§ **Your instructions**
Without the pictures, return all of the material exactly as written.

§ **Recorded information**
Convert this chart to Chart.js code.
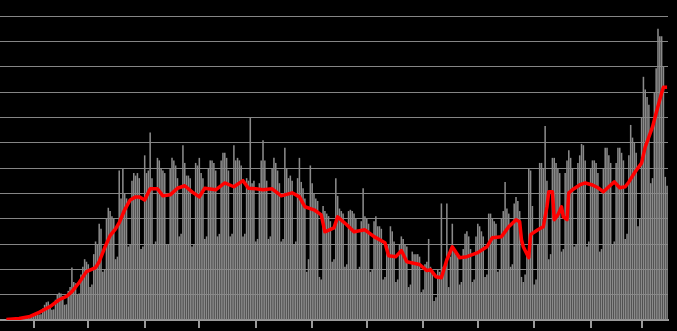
<!DOCTYPE html>
<html>
<head>
<meta charset="utf-8">
<script src="https://cdn.jsdelivr.net/npm/chart.js@4.4.1/dist/chart.umd.min.js"></script>
<style>
  html, body { margin: 0; padding: 0; background: #000; }
  #wrap { width: 677px; height: 331px; }
</style>
</head>
<body>
<div id="wrap"><canvas id="chart"></canvas></div>
<script>
// daily values, day 0 .. day 366
const dailyValues = [
  10, 10, 20, 30, 30, 40, 40,
  30, 30, 60, 70, 80, 90, 90,
  80, 90, 170, 200, 220, 230, 240,
  220, 230, 450, 600, 700, 730, 600,
  400, 420, 800, 1000, 1080, 1050, 950,
  600, 620, 1150, 1300, 2070, 1500, 1450,
  1000, 1050, 1800, 2100, 2400, 2300, 2200,
  1300, 1400, 2600, 3100, 3000, 3800, 3600,
  1900, 2000, 4000, 4430, 4300, 4100, 4000,
  2400, 2500, 5900, 4800, 5960, 5000, 4800,
  2900, 3000, 5500, 5800, 5700, 5800, 5600,
  2800, 2900, 6500, 5800, 5900, 7400, 5600,
  3000, 3100, 6400, 6300, 6000, 5900, 5800,
  3000, 3000, 6000, 6400, 6300, 6100, 5600,
  3300, 3400, 6900, 6200, 5700, 5700, 5600,
  2900, 3000, 6200, 6100, 6400, 5800, 5600,
  3200, 3300, 6000, 6300, 6300, 6200, 5900,
  3300, 3400, 6300, 6600, 6600, 6400, 5900,
  3300, 3400, 6900, 6300, 6400, 6300, 6100,
  3300, 3400, 5600, 5500, 8000, 5400, 5500,
  3100, 3200, 5400, 6300, 7100, 6300, 5500,
  3200, 3300, 6000, 6400, 6200, 5900, 5400,
  3100, 3200, 6800, 6000, 5600, 5700, 5500,
  3000, 3100, 5600, 6400, 5450, 5200, 4800,
  1900, 2400, 6100, 5400, 5000, 4800, 4700,
  1700, 1600, 4500, 4300, 4200, 4100, 3900,
  2300, 2400, 5600, 4900, 4400, 4300, 4200,
  2100, 2200, 4300, 4350, 4300, 4200, 4000,
  2000, 2100, 3900, 5200, 4100, 4000, 3800,
  1900, 2000, 3900, 4100, 3700, 3700, 3600,
  1600, 1700, 2900, 3000, 3700, 3500, 3100,
  1500, 1600, 3000, 3300, 3200, 3000, 2900,
  1300, 1400, 2700, 2600, 2600, 2600, 2500,
  1100, 1200, 2200, 2300, 3200, 2100, 2000,
  750, 900, 2000, 1900, 4600, 2100, 2000,
  4600, 1300, 2500, 3800, 2700, 2600, 2500,
  1400, 1500, 2800, 3400, 3500, 3300, 2800,
  1500, 1600, 3300, 3800, 3700, 3500, 3300,
  1700, 1800, 4200, 4200, 4000, 3900, 3800,
  1900, 2000, 4000, 4300, 5450, 4400, 4200,
  2100, 2200, 4600, 4860, 4700, 4300, 1700,
  1500, 1800, 2600, 6000, 5900, 4500, 1400,
  1600, 3000, 6200, 6200, 6000, 7660, 5500,
  2400, 2600, 6400, 6400, 6200, 6000, 5800,
  2700, 2800, 5800, 6300, 6700, 6400, 6000,
  2900, 3000, 6200, 6500, 6950, 6900, 6300,
  2900, 3100, 6000, 6300, 6300, 6200, 5800,
  2700, 2800, 6000, 6800, 6800, 6500, 6200,
  3000, 3100, 6200, 6800, 6800, 6600, 6300,
  3200, 3400, 6500, 7700, 7200, 7000, 6600,
  3700, 4000, 8000, 9600, 9100, 8800, 8500,
  5400, 5600, 9000, 9940, 11500, 11200, 11200,
  10000, 5650, 5300
];

// red average line, read at these days
const avgDays = [
  3, 10, 16, 21, 27, 32, 36, 39, 43, 47, 52, 54, 57, 60, 63, 65, 68, 71, 74, 76,
  79, 82, 86, 89, 93, 97, 101, 105, 109, 112, 118, 123, 128, 133, 136, 140, 144, 149, 154, 160,
  164, 167, 172, 176, 178, 183, 185, 190, 194, 200, 205, 211, 213, 217, 220, 223, 230, 234, 236, 239,
  242, 245, 248, 252, 256, 262, 267, 270, 275, 279, 283, 285, 286, 287, 290, 291, 295, 298, 300, 301,
  303, 304, 306, 308, 309, 311, 312, 314, 318, 321, 325, 328, 331, 334, 337, 340, 343, 345, 348, 352,
  354, 358, 360, 363, 364, 366
];
const avgValues = [
  20, 60, 140, 300, 530, 800, 930, 1120, 1480, 1910, 2070, 2300, 2850, 3330, 3600, 3840, 4350, 4740, 4860, 4860,
  4740, 5180, 5180, 4900, 4940, 5200, 5300, 5060, 4860, 5200, 5140, 5410, 5260, 5500, 5200, 5180, 5140, 5180, 4900, 5020,
  4860, 4470, 4350, 4150, 3480, 3640, 4070, 3760, 3480, 3560, 3290, 3050, 2540, 2500, 2740, 2300, 2190, 1950, 1990, 1710,
  1670, 2380, 2890, 2460, 2500, 2660, 2890, 3250, 3290, 3680, 3960, 3880, 3170, 2890, 2460, 3370, 3560, 3680, 4470, 5060,
  5060, 3960, 4150, 4470, 4070, 3960, 5020, 5140, 5330, 5410, 5330, 5220, 5060, 5260, 5450, 5220, 5260, 5450, 5800, 6200,
  6830, 7620, 8170, 8960, 9190, 9190
];

// first day of each month (Apr .. Mar)
const monthStarts = [18, 48, 79, 109, 140, 171, 201, 232, 262, 293, 324, 352];

const yMax = 12000;
const yStep = 1000;

const labels = dailyValues.map((v, i) => String(i));
const avgData = labels.map(() => null);
avgDays.forEach((d, i) => { avgData[d] = avgValues[i]; });

new Chart(document.getElementById("chart"), {
  data: {
    labels: labels,
    datasets: [
      {
        type: "line",
        data: avgData,
        borderColor: "#ff0000",
        borderWidth: 3.5,
        pointRadius: 0,
        tension: 0,
        spanGaps: true,
        borderJoinStyle: "round",
        order: 0
      },
      {
        type: "bar",
        data: dailyValues,
        backgroundColor: "#8a8a8a",
        barPercentage: 0.85,
        categoryPercentage: 1,
        order: 1
      }
    ]
  },
  options: {
    responsive: true,
    maintainAspectRatio: false,
    animation: false,
    layout: { padding: { top: 16, right: 9, bottom: 3, left: 0 } },
    plugins: { legend: { display: false }, tooltip: { enabled: false } },
    scales: {
      x: {
        type: "category",
        ticks: { display: false },
        afterBuildTicks: scale => {
          scale.ticks = monthStarts.map(d => ({ value: d }));
        },
        grid: {
          offset: false,
          drawOnChartArea: false,
          drawTicks: true,
          tickLength: 8,
          color: "#9a9a9a",
          lineWidth: 2
        },
        border: { display: true, color: "#9a9a9a", width: 2 }
      },
      y: {
        min: 0,
        max: yMax,
        ticks: { display: false, stepSize: yStep },
        grid: { color: "#858585", lineWidth: 1, drawTicks: false },
        border: { display: false }
      }
    }
  }
});
</script>
</body>
</html>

§ **Solution for this problem**
Convert this chart to Chart.js code.
<!DOCTYPE html>
<html>
<head>
<meta charset="utf-8">
<script src="https://cdn.jsdelivr.net/npm/chart.js@4.4.1/dist/chart.umd.min.js"></script>
<style>
  html, body { margin: 0; padding: 0; background: #000; }
  #wrap { width: 677px; height: 331px; }
</style>
</head>
<body>
<div id="wrap"><canvas id="chart"></canvas></div>
<script>
// daily values, day 0 .. day 366
const dailyValues = [
  10, 10, 20, 30, 30, 40, 40,
  30, 30, 60, 70, 80, 90, 90,
  80, 90, 170, 200, 220, 230, 240,
  220, 230, 450, 600, 700, 730, 600,
  400, 420, 800, 1000, 1080, 1050, 950,
  600, 620, 1150, 1300, 2070, 1500, 1450,
  1000, 1050, 1800, 2100, 2400, 2300, 2200,
  1300, 1400, 2600, 3100, 3000, 3800, 3600,
  1900, 2000, 4000, 4430, 4300, 4100, 4000,
  2400, 2500, 5900, 4800, 5960, 5000, 4800,
  2900, 3000, 5500, 5800, 5700, 5800, 5600,
  2800, 2900, 6500, 5800, 5900, 7400, 5600,
  3000, 3100, 6400, 6300, 6000, 5900, 5800,
  3000, 3000, 6000, 6400, 6300, 6100, 5600,
  3300, 3400, 6900, 6200, 5700, 5700, 5600,
  2900, 3000, 6200, 6100, 6400, 5800, 5600,
  3200, 3300, 6000, 6300, 6300, 6200, 5900,
  3300, 3400, 6300, 6600, 6600, 6400, 5900,
  3300, 3400, 6900, 6300, 6400, 6300, 6100,
  3300, 3400, 5600, 5500, 8000, 5400, 5500,
  3100, 3200, 5400, 6300, 7100, 6300, 5500,
  3200, 3300, 6000, 6400, 6200, 5900, 5400,
  3100, 3200, 6800, 6000, 5600, 5700, 5500,
  3000, 3100, 5600, 6400, 5450, 5200, 4800,
  1900, 2400, 6100, 5400, 5000, 4800, 4700,
  1700, 1600, 4500, 4300, 4200, 4100, 3900,
  2300, 2400, 5600, 4900, 4400, 4300, 4200,
  2100, 2200, 4300, 4350, 4300, 4200, 4000,
  2000, 2100, 3900, 5200, 4100, 4000, 3800,
  1900, 2000, 3900, 4100, 3700, 3700, 3600,
  1600, 1700, 2900, 3000, 3700, 3500, 3100,
  1500, 1600, 3000, 3300, 3200, 3000, 2900,
  1300, 1400, 2700, 2600, 2600, 2600, 2500,
  1100, 1200, 2200, 2300, 3200, 2100, 2000,
  750, 900, 2000, 1900, 4600, 2100, 2000,
  4600, 1300, 2500, 3800, 2700, 2600, 2500,
  1400, 1500, 2800, 3400, 3500, 3300, 2800,
  1500, 1600, 3300, 3800, 3700, 3500, 3300,
  1700, 1800, 4200, 4200, 4000, 3900, 3800,
  1900, 2000, 4000, 4300, 5450, 4400, 4200,
  2100, 2200, 4600, 4860, 4700, 4300, 1700,
  1500, 1800, 2600, 6000, 5900, 4500, 1400,
  1600, 3000, 6200, 6200, 6000, 7660, 5500,
  2400, 2600, 6400, 6400, 6200, 6000, 5800,
  2700, 2800, 5800, 6300, 6700, 6400, 6000,
  2900, 3000, 6200, 6500, 6950, 6900, 6300,
  2900, 3100, 6000, 6300, 6300, 6200, 5800,
  2700, 2800, 6000, 6800, 6800, 6500, 6200,
  3000, 3100, 6200, 6800, 6800, 6600, 6300,
  3200, 3400, 6500, 7700, 7200, 7000, 6600,
  3700, 4000, 8000, 9600, 9100, 8800, 8500,
  5400, 5600, 9000, 9940, 11500, 11200, 11200,
  10000, 5650, 5300
];

// red average line, read at these days
const avgDays = [
  3, 10, 16, 21, 27, 32, 36, 39, 43, 47, 52, 54, 57, 60, 63, 65, 68, 71, 74, 76,
  79, 82, 86, 89, 93, 97, 101, 105, 109, 112, 118, 123, 128, 133, 136, 140, 144, 149, 154, 160,
  164, 167, 172, 176, 178, 183, 185, 190, 194, 200, 205, 211, 213, 217, 220, 223, 230, 234, 236, 239,
  242, 245, 248, 252, 256, 262, 267, 270, 275, 279, 283, 285, 286, 287, 290, 291, 295, 298, 300, 301,
  303, 304, 306, 308, 309, 311, 312, 314, 318, 321, 325, 328, 331, 334, 337, 340, 343, 345, 348, 352,
  354, 358, 360, 363, 364, 366
];
const avgValues = [
  20, 60, 140, 300, 530, 800, 930, 1120, 1480, 1910, 2070, 2300, 2850, 3330, 3600, 3840, 4350, 4740, 4860, 4860,
  4740, 5180, 5180, 4900, 4940, 5200, 5300, 5060, 4860, 5200, 5140, 5410, 5260, 5500, 5200, 5180, 5140, 5180, 4900, 5020,
  4860, 4470, 4350, 4150, 3480, 3640, 4070, 3760, 3480, 3560, 3290, 3050, 2540, 2500, 2740, 2300, 2190, 1950, 1990, 1710,
  1670, 2380, 2890, 2460, 2500, 2660, 2890, 3250, 3290, 3680, 3960, 3880, 3170, 2890, 2460, 3370, 3560, 3680, 4470, 5060,
  5060, 3960, 4150, 4470, 4070, 3960, 5020, 5140, 5330, 5410, 5330, 5220, 5060, 5260, 5450, 5220, 5260, 5450, 5800, 6200,
  6830, 7620, 8170, 8960, 9190, 9190
];

// first day of each month (Apr .. Mar)
const monthStarts = [18, 48, 79, 109, 140, 171, 201, 232, 262, 293, 324, 352];

const yMax = 12000;
const yStep = 1000;

const labels = dailyValues.map((v, i) => String(i));
const avgData = labels.map(() => null);
avgDays.forEach((d, i) => { avgData[d] = avgValues[i]; });

new Chart(document.getElementById("chart"), {
  data: {
    labels: labels,
    datasets: [
      {
        type: "line",
        data: avgData,
        borderColor: "#ff0000",
        borderWidth: 3.5,
        pointRadius: 0,
        tension: 0,
        spanGaps: true,
        borderJoinStyle: "round",
        order: 0
      },
      {
        type: "bar",
        data: dailyValues,
        backgroundColor: "#8a8a8a",
        barPercentage: 0.85,
        categoryPercentage: 1,
        order: 1
      }
    ]
  },
  options: {
    responsive: true,
    maintainAspectRatio: false,
    animation: false,
    layout: { padding: { top: 16, right: 9, bottom: 3, left: 0 } },
    plugins: { legend: { display: false }, tooltip: { enabled: false } },
    scales: {
      x: {
        type: "category",
        ticks: { display: false },
        afterBuildTicks: scale => {
          scale.ticks = monthStarts.map(d => ({ value: d }));
        },
        grid: {
          offset: false,
          drawOnChartArea: false,
          drawTicks: true,
          tickLength: 8,
          color: "#9a9a9a",
          lineWidth: 2
        },
        border: { display: true, color: "#9a9a9a", width: 2 }
      },
      y: {
        min: 0,
        max: yMax,
        ticks: { display: false, stepSize: yStep },
        grid: { color: "#858585", lineWidth: 1, drawTicks: false },
        border: { display: false }
      }
    }
  }
});
</script>
</body>
</html>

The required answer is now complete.